LLM API Configuration:
MiroFish supports any LLM API compatible with the OpenAI SDK format.
Example configuration:
LLM_API_KEY=your_api_key
LLM_BASE_URL=https://dashscope.aliyuncs.com/compatible-mode/v1
LLM_MODEL_NAME=qwen-plus
The documentation recommends using the Qwen model from Alibaba’s Bailian platform.
Since large simulations can consume significant compute resources, it is recommended to start with simulations of fewer than 40 rounds.
Memory System Configuration:
MiroFish uses Zep Cloud to manage long-term memory for agents.
Example configuration:
ZEP_API_KEY=your_zep_api_key
The free tier of Zep Cloud is usually sufficient for smaller experiments.
Step 2: Install Dependencies
Developers can install all required dependencies with a single command:
npm run setup:all
Alternatively, the installation can be done step by step.
Install Node dependencies:
npm run setup
Install Python backend dependencies:
npm run setup:backend
This command automatically creates the required Python virtual environment.
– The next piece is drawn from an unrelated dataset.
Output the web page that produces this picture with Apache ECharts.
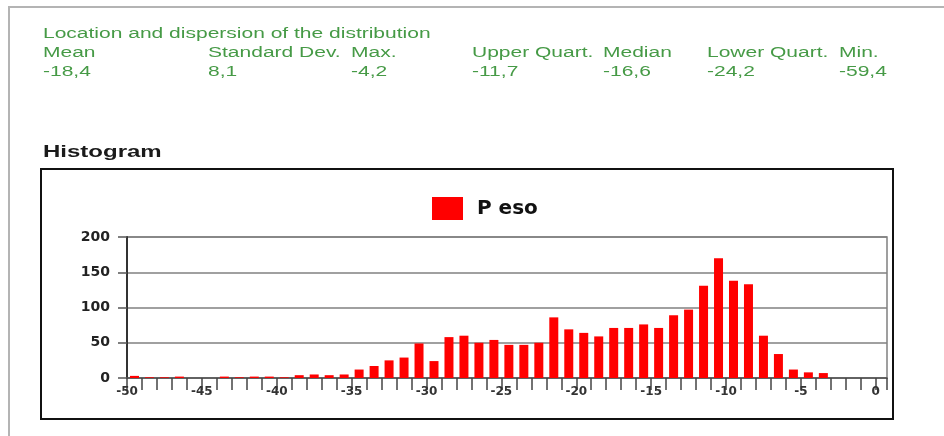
<!DOCTYPE html>
<html>
<head>
<meta charset="utf-8">
<script src="https://cdn.jsdelivr.net/npm/echarts@6/dist/echarts.min.js"></script>
<style>
  html, body { margin: 0; padding: 0; background: #fff; }
  #chart { width: 944px; height: 436px; }
</style>
</head>
<body>
<div id="chart"></div>
<script>
// header stats
const statTitle = 'Location and dispersion of the distribution'
const statNames = ['Mean', 'Standard Dev.', 'Max.', 'Upper Quart.', 'Median', 'Lower Quart.', 'Min.']
const statValues = ['-18,4', '8,1', '-4,2', '-11,7', '-16,6', '-24,2', '-59,4']
const statX = [43, 208, 351, 472, 603, 707, 839]

// histogram bins (centre of each 1-unit bin) and counts
const seriesName = 'P eso'
const binCenters = [
  -49.5, -48.5, -47.5, -46.5, -45.5, -44.5, -43.5, -42.5, -41.5, -40.5,
  -39.5, -38.5, -37.5, -36.5, -35.5, -34.5, -33.5, -32.5, -31.5, -30.5,
  -29.5, -28.5, -27.5, -26.5, -25.5, -24.5, -23.5, -22.5, -21.5, -20.5,
  -19.5, -18.5, -17.5, -16.5, -15.5, -14.5, -13.5, -12.5, -11.5, -10.5,
  -9.5, -8.5, -7.5, -6.5, -5.5, -4.5, -3.5
]
const counts = [
  3, 1, 1, 2, 0, 0, 2, 1, 2, 2,
  1, 4, 5, 4, 5, 12, 17, 25, 29, 49,
  24, 58, 60, 50, 54, 47, 47, 50, 86, 69,
  64, 59, 71, 71, 76, 71, 89, 97, 131, 170,
  138, 133, 60, 34, 12, 8, 7
]

const green = '#469a46'
const graphics = []

// light outer frame
graphics.push({
  type: 'polyline',
  shape: { points: [[944, 7], [9, 7], [9, 436]] },
  style: { stroke: '#b4b4b4', lineWidth: 2, fill: null }
})
// histogram frame
graphics.push({
  type: 'rect',
  shape: { x: 41, y: 169, width: 852, height: 250 },
  style: { stroke: '#111', lineWidth: 2, fill: null }
})

function txt (s, x, y, font, color) {
  return {
    type: 'text', x: x, y: y, scaleX: 1.5,
    style: { text: s, font: font, fill: color, align: 'left', verticalAlign: 'middle' }
  }
}

graphics.push(txt(statTitle, 43, 34, '14px "Liberation Sans", Arial, sans-serif', green))
statNames.forEach((n, i) => {
  graphics.push(txt(n, statX[i], 53, '14px "Liberation Sans", Arial, sans-serif', green))
  graphics.push(txt(statValues[i], statX[i], 72, '14px "Liberation Sans", Arial, sans-serif', green))
})
graphics.push(txt('Histogram', 43, 153, 'bold 16px "Liberation Sans", Arial, sans-serif', '#1a1a1a'))

const chart = echarts.init(document.getElementById('chart'))
chart.setOption({
  animation: false,
  graphic: graphics,
  legend: {
    left: 427,
    top: 192,
    itemWidth: 31,
    itemHeight: 23,
    icon: 'rect',
    textStyle: {
      fontFamily: 'DejaVu Sans',
      fontWeight: 'bold',
      fontSize: 20,
      color: '#111',
      padding: [0, 0, 0, 9]
    },
    data: [seriesName]
  },
  grid: {
    left: 127,
    right: 57,
    top: 237,
    bottom: 58,
    show: true,
    borderColor: '#808080',
    borderWidth: 1.5
  },
  xAxis: {
    type: 'value',
    min: -50,
    max: 0.75,
    interval: 1,
    splitLine: { show: false },
    axisLine: { onZero: false, lineStyle: { color: '#555', width: 1.5 } },
    axisTick: { length: 12, lineStyle: { color: '#444', width: 1.5 } },
    axisLabel: {
      margin: 8,
      showMinLabel: true,
      fontFamily: 'DejaVu Sans',
      fontWeight: 'bold',
      fontSize: 12,
      color: '#333',
      formatter: function (v) {
        return Math.abs(v % 5) < 1e-9 ? String(v) : ''
      }
    }
  },
  yAxis: {
    type: 'value',
    min: 0,
    max: 200,
    interval: 50,
    axisLine: { show: true, onZero: false, lineStyle: { color: '#333', width: 2 } },
    axisTick: { show: true, length: 9, lineStyle: { color: '#555', width: 1.5 } },
    splitLine: { lineStyle: { color: '#808080', width: 1.5 } },
    axisLabel: {
      margin: 17,
      fontFamily: 'DejaVu Sans',
      fontWeight: 'bold',
      fontSize: 14,
      color: '#222'
    }
  },
  series: [{
    name: seriesName,
    type: 'bar',
    barWidth: 9,
    barMinHeight: 0,
    itemStyle: { color: '#ff0000' },
    data: binCenters.map((x, i) => [x, counts[i]])
  }]
})
</script>
</body>
</html>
Step 3: Launch the Platform
After installation, developers can start both the frontend and backend services with a single command.
npm run dev
Once running, the services are available at:
Frontend interface:
<http://localhost:3000>
Backend API:
<http://localhost:5001>
Developers can also start the services separately if needed.
Start only the backend:
npm run backend
Start only the frontend:
npm run frontend
Docker Deployment
For teams that prefer containerized environments, MiroFish also supports Docker deployment.
First configure the environment variables as described earlier.
cp .env.example .env
Then start the containers using Docker Compose.
docker compose up -d
By default, the platform maps the following ports:
- 3000 for the frontend interface
- 5001 for the backend API
The Docker configuration file also includes commented mirror sources that can be used to speed up container image downloads if needed.
Final Thoughts
While still early in development, swarm intelligence platforms hint at a future where AI systems can simulate complex social environments. Imagine being able to test policies before implementing them, explore market reactions before financial announcements, or examine how information might spread through social networks. Such tools could become powerful decision-support systems for businesses, governments, and researchers. Of course, no simulation can perfectly capture the complexity of real human behavior. Unexpected events and cultural nuances can always influence outcomes.
But platforms like MiroFish show how AI may eventually evolve beyond answering questions and begin modeling entire societies. What began as an experimental open-source project has already sparked significant discussion among developers and researchers. And if multi-agent simulation continues to advance, tools like MiroFish may represent an early step toward a new generation of predictive technologies ones capable of exploring the future inside a digital world before it unfolds in reality.